Je voudrais partager avec vous cette anecdote ; c’est l’histoire d’une paroisse dont le curé est âgé. « Un dimanche récent », me dit la correspondante qui m’en a fait part, « pendant la messe, il consacre le pain, puis s’arrête…. Un blanc total ! Immédiatement, sans aucune concertation toute l’assemblée a dit en chœur les paroles de la consécration du vin ! Le prêtre a souri et la célébration a repris son cours ». 

Belle histoire, non !  Ma correspondante conclut en disant : « Pourquoi faut-il toujours rappeler que nous sommes tous prêtres, prophètes et rois ? » 

Ce qui m’attendrit dans cette petite histoire, c’est le sourire du curé. Pourtant, il aurait pu trouver un peu inquiétant et humiliant ce coup de semonce du destin : une phrase qu’il rumine peut-être depuis 40 ou 50 ans, LA phrase qui est au cœur de son ministère de prêtre, voilà qu’il l’oublie ! 

Il pourrait se rebiffer, en vouloir à Dieu de le priver du cœur de son ministère, croire que Dieu le persécute, qu’il est un maître cruel, comme le soutient le serviteur de la parabole des talents qui n’a pas fait fructifier le capital de son maître. Eh bien non, cet homme ne maudit pas Dieu, il n’y pense peut-être même pas. 

Par-contre, il voit que son Dieu l’entraîne ailleurs. Cela me rappelle la parole de Galilée tentant d’entraîner ailleurs ses accusateurs au sujet du mouvement de la terre : « Et pourtant, elle tourne », leur disait-il. « Eh oui, je cale !», semble dire notre curé. Il y a des moments où l’évidence devient notre maître. Et s’y soumettre n’est pas déchoir, mais rejoindre le Seigneur là où il se trouve : dans l’acceptation du réel, parfois rude et exigeant. 

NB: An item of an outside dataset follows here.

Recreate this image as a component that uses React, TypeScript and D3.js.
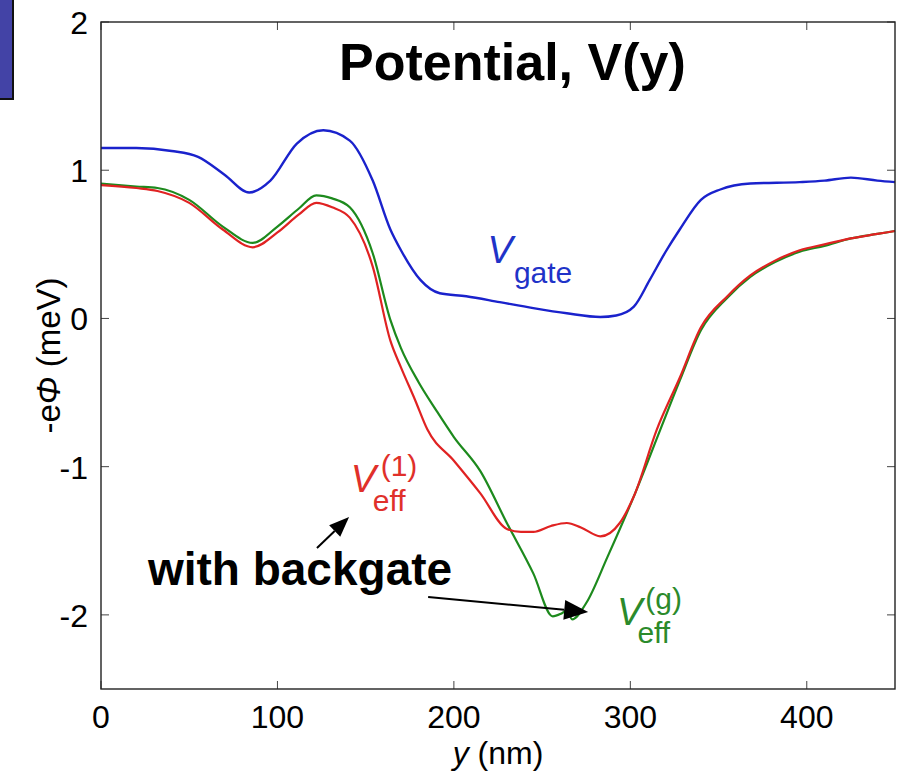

Est-ce pour cela que les Juifs du temps de Jésus pensaient que l’aphasie était le signe d’une vision ? L’évangéliste Luc le rappelle lorsqu’il raconte comment Zacharie, le père de Jean-le-Baptiste a perdu la parole. Que voit notre curé ? C’est son secret. Mais de manière très délicate, il nous en partage le fruit : il sourit. 

Oui, ce sourire, c’est vraiment ce que je préfère dans cette petite histoire. Monsieur le curé sourit aux gens qui sont là et qui, subitement plongés dans un silence inattendu, forcent le silence pour entonner les paroles de la consécration du vin. 

Il sourit parce que Dieu lui a donné des paroissiens qui peuvent faire le job à sa place. « Ouf, je ne suis pas indispensable, ils sont là ! » La Bonne Nouvelle, elle est dans ce souffle des paroissiens qui passe les gorges et ose des mots. Courageux ces gens… En tous cas, directs, simples, autonomes, conscients de leur utilité. En somme, prêts. Déjà prophètes, désormais prêtres, demain rois ? Ah, si plus de curés et de paroissiens leur ressemblaient, la « transition » de l’Église vers son avenir ne serait-elle pas plus évidente ? 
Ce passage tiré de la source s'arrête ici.